My thoughts on victim blaming remind me of the film, “Big Bully,” with Tom Arnold and Rick Moranis. In the film, the boy, who would eventually become Tom Arnold’s character horrendously bullies the boy who would become Rick Moranis’s. While they go separate ways as kids, they meet as adults and when Tom Arnold discovers the identity of his former victim, renews his bullying. Eventually, they reconcile but the reason Tom Arnold gives for his constant bullying was that his victim never did anything to stop it. So, it’s the victim’s fault once again.

Throughout my early life as a bullying victim, I was often blamed for being a victim. Whether it was teachers, other kids or sometimes my own family, I was blamed because I didn’t stand up for myself. What some people don’t realize was that sometimes I did but that only made it worse.
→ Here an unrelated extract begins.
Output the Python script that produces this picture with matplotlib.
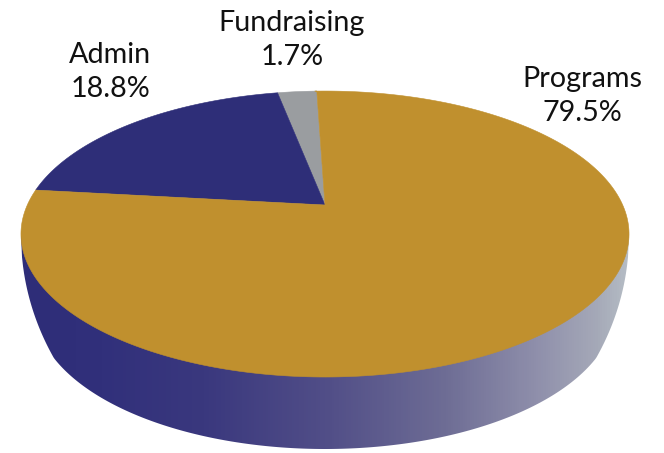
import matplotlib
matplotlib.use('Agg')
import matplotlib.pyplot as plt
from matplotlib.colors import LinearSegmentedColormap
import numpy as np

plt.rcParams['font.family'] = ['Lato', 'DejaVu Sans']

# anticlockwise from the top of the pie
categories = ['Fundraising', 'Admin', 'Programs']
shares = [1.7, 18.8, 79.5]
slice_colors = ['#9A9DA0', '#2E2E78', '#C0902E']
label_x = [292, 110, 582]
label_y = [40, 72, 96]

W, H = 664, 453
APEX_X, APEX_Y = 325, 205
TOP_A, TOP_B, TILT = 297.7, 137.1, 0.203
ROLL = 1.9


def project(u, v):
    # unit circle to the tilted top face, pixel coords
    d = 1 + TILT * v
    return APEX_X + TOP_A * u / d, APEX_Y - TOP_B * v / d


def skew(phi):
    # the original's 3d view does not keep angles even
    return ROLL + 9.7 * np.sin(np.radians(phi) / 2)**0.4


def wedge(start, stop):
    phi = np.linspace(start, stop, 300)
    theta = np.radians(phi + skew(phi))
    x, y = project(-np.sin(theta), np.cos(theta))
    return np.r_[APEX_X, x], np.r_[APEX_Y, y]


def wall_outline():
    x = np.linspace(21, 629, 600)
    dx = x - 325
    side = 235 + 272 * np.sqrt(np.clip(1 - (dx / 304)**2, 0, None))
    base = 308 + 141 * np.sqrt(np.clip(1 - (dx / 290)**2, 0, None))
    return x, np.where(np.abs(dx) > 271, side, base)


fig = plt.figure(figsize=(W / 100, H / 100), dpi=100)
ax = fig.add_axes([0, 0, 1, 1])
ax.set_xlim(0, W)
ax.set_ylim(H, 0)
ax.axis('off')

# side wall, navy to pale grey left to right
wall_cmap = LinearSegmentedColormap.from_list('wall', [
    (0.00, '#2E2D78'), (0.13, '#31307B'), (0.30, '#3A387E'), (0.51, '#524F88'),
    (0.70, '#6E6D95'), (0.85, '#8F8FAB'), (0.95, '#A5A9B8'), (1.00, '#B5BCC4')])
wx, wy = wall_outline()
poly = ax.fill(np.r_[wx, wx[::-1]], np.r_[wy, np.full(wx.size, 235)], color='none', lw=0)[0]
img = ax.imshow(np.linspace(0, 1, 608)[None, :], cmap=wall_cmap, aspect='auto',
                extent=[21, 629, 460, 200], zorder=1)
img.set_clip_path(poly)
ax.set_xlim(0, W)
ax.set_ylim(H, 0)

start = 0.0
for name, share, color, lx, ly in zip(categories, shares, slice_colors, label_x, label_y):
    stop = start + share * 3.6
    x, y = wedge(start, stop)
    ax.fill(x, y, color=color, lw=0.4, zorder=2)
    ax.text(lx, ly, '{}\n{}%'.format(name, share), ha='center', va='center', fontsize=20.7,
            color='#111111', linespacing=1.42, zorder=3)
    start = stop

fig.savefig('out.png', dpi=100)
FFI read my post, “You’re an Asshole for Standing Up For Yourself.” When I stood up for myself, I was made out to be the troublemaker and sometimes even the bully because the bully usually had enough of a following to twist things around to make it look like I had started it all. This resulted in me believing that no matter what I did, it was going to be wrong and made me even more reluctant to stand up for myself.
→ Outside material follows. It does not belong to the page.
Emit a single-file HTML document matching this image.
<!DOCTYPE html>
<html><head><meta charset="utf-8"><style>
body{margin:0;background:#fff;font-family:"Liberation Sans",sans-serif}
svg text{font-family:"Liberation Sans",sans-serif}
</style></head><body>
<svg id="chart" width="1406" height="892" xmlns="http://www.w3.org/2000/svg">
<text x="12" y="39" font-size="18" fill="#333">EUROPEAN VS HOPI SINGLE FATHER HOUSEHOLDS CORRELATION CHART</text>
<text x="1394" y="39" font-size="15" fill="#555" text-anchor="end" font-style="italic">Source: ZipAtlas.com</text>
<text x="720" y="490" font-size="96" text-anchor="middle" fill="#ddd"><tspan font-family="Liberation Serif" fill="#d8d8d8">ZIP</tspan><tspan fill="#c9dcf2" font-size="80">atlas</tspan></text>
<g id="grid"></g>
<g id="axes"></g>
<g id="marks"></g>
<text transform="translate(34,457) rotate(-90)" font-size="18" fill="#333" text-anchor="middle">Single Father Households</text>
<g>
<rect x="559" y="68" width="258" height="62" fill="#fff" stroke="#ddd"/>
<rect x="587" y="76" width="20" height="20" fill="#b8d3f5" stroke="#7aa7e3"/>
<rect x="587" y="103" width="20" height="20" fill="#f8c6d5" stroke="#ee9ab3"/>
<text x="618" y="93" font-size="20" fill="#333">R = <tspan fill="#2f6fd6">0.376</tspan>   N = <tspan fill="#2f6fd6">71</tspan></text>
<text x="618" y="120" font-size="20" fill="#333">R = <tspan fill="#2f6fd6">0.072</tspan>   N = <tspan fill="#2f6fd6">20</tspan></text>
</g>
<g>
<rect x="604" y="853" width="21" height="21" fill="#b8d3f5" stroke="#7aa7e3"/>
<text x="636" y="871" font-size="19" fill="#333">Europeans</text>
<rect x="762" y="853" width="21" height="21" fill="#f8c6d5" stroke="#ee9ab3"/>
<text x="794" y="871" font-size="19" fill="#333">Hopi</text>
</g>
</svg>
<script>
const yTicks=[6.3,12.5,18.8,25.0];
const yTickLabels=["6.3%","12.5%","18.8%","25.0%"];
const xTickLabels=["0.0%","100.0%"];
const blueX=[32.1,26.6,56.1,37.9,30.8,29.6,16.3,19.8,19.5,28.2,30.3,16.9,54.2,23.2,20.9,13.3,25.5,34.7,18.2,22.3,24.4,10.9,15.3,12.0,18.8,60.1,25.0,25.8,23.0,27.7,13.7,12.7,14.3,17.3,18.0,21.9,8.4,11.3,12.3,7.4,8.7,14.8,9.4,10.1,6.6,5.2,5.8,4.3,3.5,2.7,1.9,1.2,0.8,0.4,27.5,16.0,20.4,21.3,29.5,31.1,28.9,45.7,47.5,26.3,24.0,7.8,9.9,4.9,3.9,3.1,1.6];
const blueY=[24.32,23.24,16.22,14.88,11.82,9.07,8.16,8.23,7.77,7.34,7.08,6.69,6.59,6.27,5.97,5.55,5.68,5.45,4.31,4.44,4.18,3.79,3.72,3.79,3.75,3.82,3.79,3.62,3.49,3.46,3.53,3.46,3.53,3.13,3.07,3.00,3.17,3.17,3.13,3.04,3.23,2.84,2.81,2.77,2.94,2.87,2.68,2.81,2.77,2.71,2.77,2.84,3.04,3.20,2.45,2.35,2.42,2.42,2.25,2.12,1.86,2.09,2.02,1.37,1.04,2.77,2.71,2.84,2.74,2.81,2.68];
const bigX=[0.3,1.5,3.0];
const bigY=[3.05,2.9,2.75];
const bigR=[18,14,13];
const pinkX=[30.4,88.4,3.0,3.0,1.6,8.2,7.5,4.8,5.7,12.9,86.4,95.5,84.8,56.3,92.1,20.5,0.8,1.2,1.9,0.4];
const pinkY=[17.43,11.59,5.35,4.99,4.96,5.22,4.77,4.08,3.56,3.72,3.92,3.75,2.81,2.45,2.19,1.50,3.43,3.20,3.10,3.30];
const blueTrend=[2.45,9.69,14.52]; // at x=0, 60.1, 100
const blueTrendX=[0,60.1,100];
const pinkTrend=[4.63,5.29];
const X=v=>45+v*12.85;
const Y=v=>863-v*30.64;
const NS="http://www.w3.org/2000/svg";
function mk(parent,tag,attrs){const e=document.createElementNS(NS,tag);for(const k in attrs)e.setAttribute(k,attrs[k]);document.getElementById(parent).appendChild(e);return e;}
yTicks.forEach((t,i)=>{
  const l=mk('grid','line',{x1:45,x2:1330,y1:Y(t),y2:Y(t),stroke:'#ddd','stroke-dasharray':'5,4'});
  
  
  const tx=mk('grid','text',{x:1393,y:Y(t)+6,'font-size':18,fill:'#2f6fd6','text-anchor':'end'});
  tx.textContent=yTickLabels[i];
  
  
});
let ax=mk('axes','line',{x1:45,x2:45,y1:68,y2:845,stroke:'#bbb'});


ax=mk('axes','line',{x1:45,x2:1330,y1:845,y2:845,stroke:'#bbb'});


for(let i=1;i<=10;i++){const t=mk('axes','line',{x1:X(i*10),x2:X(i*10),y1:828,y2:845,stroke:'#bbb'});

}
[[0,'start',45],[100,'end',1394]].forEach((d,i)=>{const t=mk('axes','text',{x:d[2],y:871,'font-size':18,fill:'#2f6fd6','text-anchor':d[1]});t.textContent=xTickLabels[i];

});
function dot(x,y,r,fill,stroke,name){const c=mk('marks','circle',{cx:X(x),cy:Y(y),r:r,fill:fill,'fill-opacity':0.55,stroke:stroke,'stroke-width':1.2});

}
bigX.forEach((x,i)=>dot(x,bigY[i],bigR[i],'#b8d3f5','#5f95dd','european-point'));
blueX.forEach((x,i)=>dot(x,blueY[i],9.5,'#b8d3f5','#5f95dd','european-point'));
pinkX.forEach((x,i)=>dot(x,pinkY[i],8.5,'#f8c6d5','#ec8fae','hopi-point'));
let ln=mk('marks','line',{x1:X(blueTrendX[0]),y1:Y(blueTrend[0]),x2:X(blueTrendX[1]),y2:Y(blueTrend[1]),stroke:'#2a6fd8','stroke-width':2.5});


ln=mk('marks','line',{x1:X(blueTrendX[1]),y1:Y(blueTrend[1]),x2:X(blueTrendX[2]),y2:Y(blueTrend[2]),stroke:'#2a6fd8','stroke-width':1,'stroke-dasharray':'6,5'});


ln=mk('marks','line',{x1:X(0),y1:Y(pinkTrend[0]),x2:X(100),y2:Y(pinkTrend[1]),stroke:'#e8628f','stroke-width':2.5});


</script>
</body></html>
The last paragraph reminded me of a guy who I was in the marines with. He was constantly the target of teasing and bullying and he would often stand up for himself. The result would often be him getting his ass kicked. Now, in some cases, while he was noble in standing up for himself, the way he did so may not have been the best choice, especially his favourite comeback being, “F*ck you, mother f*cker.” There were worse things than that though. One time, when he was on the receiving end, one of his tormentors informed him that the CO said that he was the biggest troublemaker in the company. In other words, he was considered the troublemaker when he was actually the victim.
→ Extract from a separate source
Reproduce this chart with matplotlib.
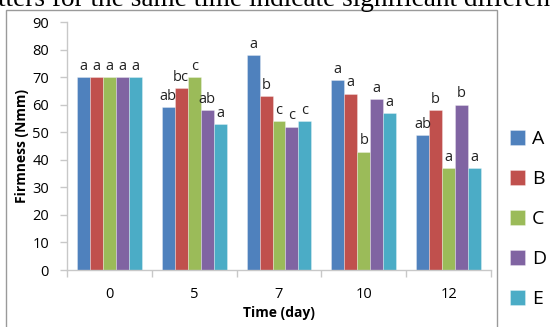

I tried to convey this point when I wrote “He Was Weird.” Many people blame Mark for the bullying he receives because he doesn’t always stand up for himself or when he does, is made out to be the troublemaker. Also, many people think he deserves the bullying he suffers because of the fact that he is perceived to be so weird. It goes even further after Mark finally carries out his revenge. The survivors of his onslaught all agree that he received so much bullying because of all his weird behaviour. In the book, we see this in its full glory when Mark is indecently assaulted by Smiley.

Blaming the victim for being bullied is wrong. Yes, maybe the victim may have been annoying but in most of those cases, it is the case of the bully having a low tolerance point and using any excuse to lash out on the victim. Furthermore, if the bully can’t stand up for him/herself, that doesn’t give bullies carte blanche to continue their aggression on the victim. Bullying because one can is the shittiest excuse there is. Now that bullying is finally being take seriously and steps are being taken against it, the notion of it somehow it being the victim’s fault needs to be eradicated. Once this wall is blown apart, it will clear a major road in getting rid of bullying all together.